A pure silver cable upgrade is also available

So far so good then. However, when it came to fitting these IEMs we were initially a bit disappointed. The hard plastic felt rather uncomfortable, particularly as it delves so deep into your ear canal, and sonically they were underwhelming. This is by admission a more trebly set of IEMs than some but we found bass to be almost completely lacking, with us needing to press the earpieces hard into our ears to get any bass response. They also didn't seem to seal out background noise all that well.

Then, after a few weeks use, the penny dropped – they just didn't fit correctly. This is very much the danger with custom IEMs, particularly hard plastic ones - as opposed to the rubbery silicon of the ACS range - as you can't try before you buy, but thankfully Unique Melody has you covered. You get up to a month to decide if the fit is correct and if not you can get new impressions taken and the IEMs remade, which is precisely what we did.

Unique Melody Mage 1

We were also informed that you can ask for the voicing to be tailored slightly to suit your preferences and duly we asked for a little more bass to be squeezed from them.

The resulting pair are like Wee Bear's bed; just right. They fit comfortably, block out noise incredibly effectively and bass response improved massively.

That said, there are still a few comfort and usability issues. As they're both large and rigid they can't be worn when sleeping or resting your head on its side. They're also rather awkward to fit and remove, though you do get the hang of it somewhat. Perhaps of most concern for those looking for a set of IEMs for all purposes, though, is they're not great for exercising and particularly running. Because the plastic is so rigid, once you're hot and sweaty the jolt of running causes the seal against your ear canal to constantly break resulting in an irritating slapping noise. This is one area where a traditional foam or rubber tipped universal IEM has a distinct advantage.

So clearly these aren't the IEMs for every situation but, for general commuting, street wondering and home/work listening use, what's most important is sound quality and that's where the Mage really begin to shine.


August 16, 2011, 11:41 pm

Seeing how custom moulds improved these IEMs, it's made me wonder whether buying ACS silicon moulds would be worth the outlay for me?

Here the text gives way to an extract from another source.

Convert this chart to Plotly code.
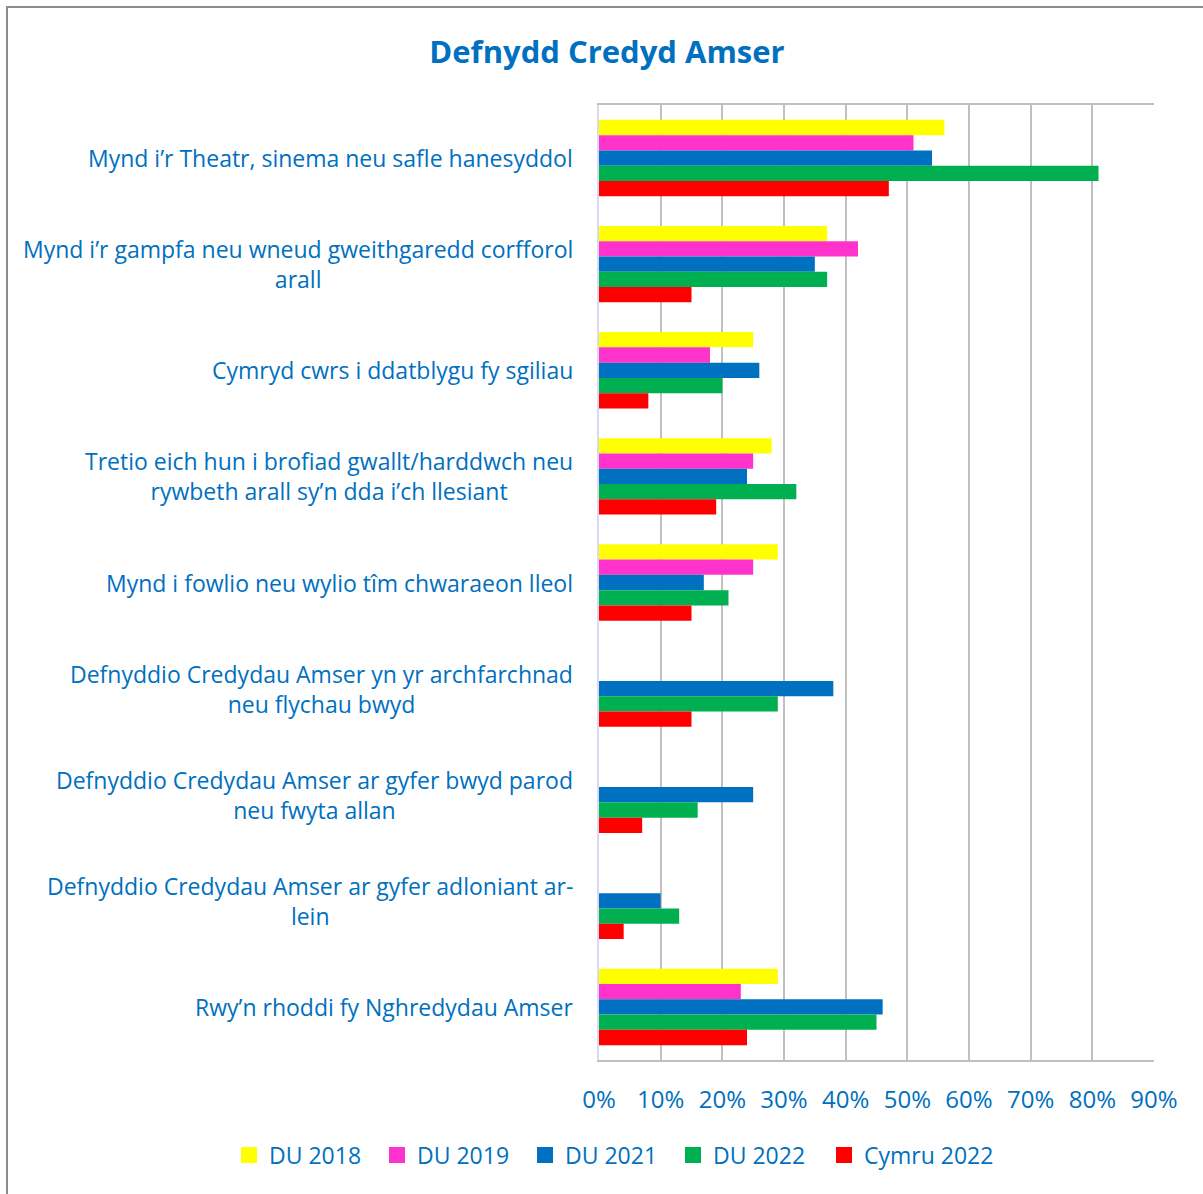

I would be using them with my Shure SE315s - I'm just wondering whether I would be better off sticking to my foamies, or whether it's only worth buying them for IEMs costing over £400 (like the Mage)?


August 17, 2011, 4:08 am

I noticed that Unique Melody also offer a reshelling service for your standard IEMs - by the looks of it, you get all the advantages of customs without the high price. It might be worth looking into: http://uniquemelody.co.uk/products.php#reshelling


August 17, 2011, 1:31 pm


Difficult one to call actually. My gut instinct is to say not to bother as you'll get a much larger boost in performance buy simply buying a better set of IEMs. But then again you've already put down the cash for your 315s and you wouldn't recoup much of that back by selling them, in which case a custom shell would be a good upgrade. I'd be more encouraging were you getting the flush fit of the T2s, as you can literally sleep in those, but you're unlikely to find the 315s sit quite that comfortably.

Well, reshelling costs £175 so if you go and buy yourself a decent set of IEMs the total cost wont be dissimilar. Moreover, in the case of the SE315, the reshelling would actually cost more than the original headphone, and that really wouldn't be a sensible upgrade.


August 17, 2011, 6:57 pm

Thanks to both of you for your help. I was going to get the SE315s for my birthday, so haven't received them yet. From the sounds of it (thanks Ed) the sensible option would be to spend the extra I was going to spend on ACS moulds, towards an upgrade to the SE425s (which received a pretty decent review on TrustedReviews).


August 17, 2011, 9:52 pm

Yes, moving up to the 425s would definitely be a good move. They're a great set of IEMs.